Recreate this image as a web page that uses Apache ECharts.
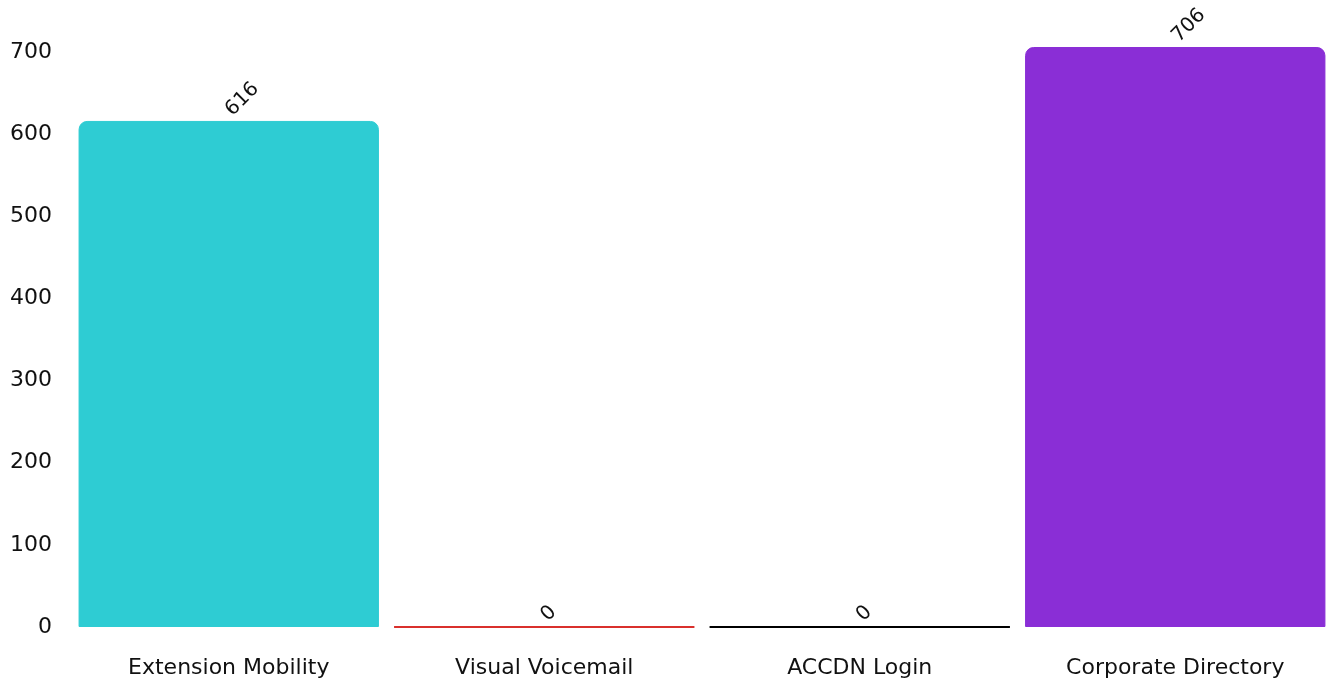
<!DOCTYPE html>
<html><head><meta charset="utf-8">
<script src="https://cdn.jsdelivr.net/npm/echarts@6/dist/echarts.min.js"></script>
<style>html,body{margin:0;padding:0;background:#fff;overflow:hidden}#c{width:1334px;height:685px}</style>
</head><body><div id="c"></div>
<script>
const categories = ["Extension Mobility", "Visual Voicemail", "ACCDN Login", "Corporate Directory"];
const values = [616, 0, 0, 706];
const colors = ["#2ECCD3", "#D9302C", "#000000", "#8A2ED6"];
const yTicks = [0, 100, 200, 300, 400, 500, 600, 700];

const chart = echarts.init(document.getElementById('c'));
chart.setOption({
  animation: false,
  grid: { left: 71, width: 1262, top: 47, bottom: 58, containLabel: false },
  xAxis: {
    type: 'category', data: categories,
    axisLine: { show: false }, axisTick: { show: false },
    axisLabel: { color: '#111', fontSize: 22, fontFamily: 'DejaVu Sans', margin: 30 }
  },
  yAxis: {
    type: 'value', min: 0, max: 'dataMax', interval: 100,
    splitLine: { show: false }, axisLine: { show: false }, axisTick: { show: false },
    axisLabel: { color: '#111', fontSize: 22, fontFamily: 'DejaVu Sans', margin: 19,
      formatter: v => (yTicks.includes(v) ? String(v) : '') }
  },
  series: [{
    type: 'bar', barCategoryGap: '4.8%',
    data: values.map((v, i) => ({ value: v, itemStyle: { color: colors[i], borderColor: colors[i], borderWidth: v === 0 ? 2 : 1, borderRadius: [8, 8, 0, 0] } })),
    label: { show: true, position: 'top', rotate: 45, align: 'left', verticalAlign: 'middle',
      distance: 8, color: '#111', fontSize: 20, fontFamily: 'DejaVu Sans' }
  }]
});
</script></body></html>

EXERCISE TASK » Write out again, exactly, the lines from the start of the listing up to the line containing "const yTicks = [0, 100, 200, 300, 400, 500, 600, 700];", with both ends and without pictures.

EXERCISE RESULT »
Recreate this image as a web page that uses Apache ECharts.
<!DOCTYPE html>
<html><head><meta charset="utf-8">
<script src="https://cdn.jsdelivr.net/npm/echarts@6/dist/echarts.min.js"></script>
<style>html,body{margin:0;padding:0;background:#fff;overflow:hidden}#c{width:1334px;height:685px}</style>
</head><body><div id="c"></div>
<script>
const categories = ["Extension Mobility", "Visual Voicemail", "ACCDN Login", "Corporate Directory"];
const values = [616, 0, 0, 706];
const colors = ["#2ECCD3", "#D9302C", "#000000", "#8A2ED6"];
const yTicks = [0, 100, 200, 300, 400, 500, 600, 700];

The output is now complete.